Although restricted to Western Asian issues and for the most part to the Late Bronze Age, this work is wide-ranging in its scope. Of necessity, there are major studies of Assyrian chronometers, scientific dating methods, modern revisions of Hittite chronology, the archaeology of Hanigalbat and the comparative witnesses of Chronicles 21 and 22. Many other important issues are discussed including: the basis for relative and absolute chronology; forms of kingship; non-canonical rulers; parallels found elsewhere in the ancient Near East; the reliability of different kinds of documentation; and the testimony of the discordant witness.

Material that relates to but would detract from the main argument(s) is saved for an extensive Appendix section. The Reference section includes the Assyrian King List, a Bibliography and three comprehensive Indices. There are 53 tables and several maps but no colour illustrations.

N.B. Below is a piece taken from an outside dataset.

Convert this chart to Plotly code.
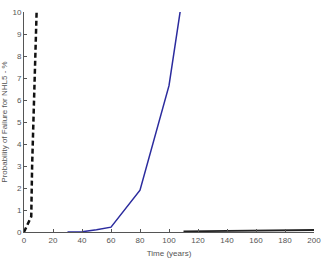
import plotly.graph_objects as go

dash_x = [0, 5, 5.6, 6.4, 7.5, 8.7]
dash_y = [0, 0.7, 3, 5, 7.5, 10]
blue_x = [30, 40, 50, 60, 80, 100, 120]
blue_y = [0, 0.01, 0.1, 0.22, 1.9, 6.65, 15.4]
solid_x = [110, 120, 140, 160, 165, 175, 180, 200]
solid_y = [0.03, 0.04, 0.05, 0.05, 0.07, 0.09, 0.09, 0.09]
x_ticks = list(range(0, 201, 20))
y_ticks = list(range(0, 11))

fig = go.Figure()
fig.add_trace(go.Scatter(x=solid_x, y=solid_y, mode="lines",
                         line=dict(color="#222222", width=1.8), hoverinfo="skip"))
fig.add_trace(go.Scatter(x=blue_x, y=blue_y, mode="lines",
                         line=dict(color="#2b2b9e", width=1.5), hoverinfo="skip"))
fig.add_trace(go.Scatter(x=dash_x, y=dash_y, mode="lines",
                         line=dict(color="#111111", width=2.5, dash="5px,3px"), hoverinfo="skip"))

fig.update_layout(
    width=322, height=263,
    margin=dict(l=24, r=8, t=12, b=31),
    paper_bgcolor="white", plot_bgcolor="white",
    showlegend=False,
    font=dict(family="Liberation Sans, Arial, sans-serif", size=8, color="#555555"),
)
fig.update_xaxes(range=[0, 200], tickvals=x_ticks, ticks="inside", ticklen=3,
                 tickcolor="#555555", showline=True, linecolor="#555555", linewidth=1,
                 showgrid=False, zeroline=False, automargin=False,
                 title=dict(text="Time (years)", font=dict(size=8), standoff=6),
                 tickfont=dict(size=8))
fig.update_yaxes(range=[0, 10], tickvals=y_ticks, ticks="inside", ticklen=3,
                 tickcolor="#555555", showline=True, linecolor="#555555", linewidth=1,
                 showgrid=False, zeroline=False, automargin=False,
                 title=dict(text="Probability of Failure for NHL5 - %", font=dict(size=8), standoff=6),
                 tickfont=dict(size=8))
fig.write_html("out.html")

Chronology at the Crossroads refutes the Orthodox Chronology, a modern synthesis which, having been built on faulty axioms, conceals a considerable collection of anomalies. The root cause is identified as the Assyrian King List. Usually treated as a literal linear chronicle whereas others in the genre are recognised as schematic, its tell-tale devices show where it was intended to fold. A replacement New Chronology model is offered, one that is both coherent and illuminating as a history. In the process, this study offers new set of exact dates for the rulers of Hatti, Assyria and Babylon in the Late Bronze Age.

Often neglected, chronology is fundamental to our understanding of ancient history. With this work it should once again take centre stage.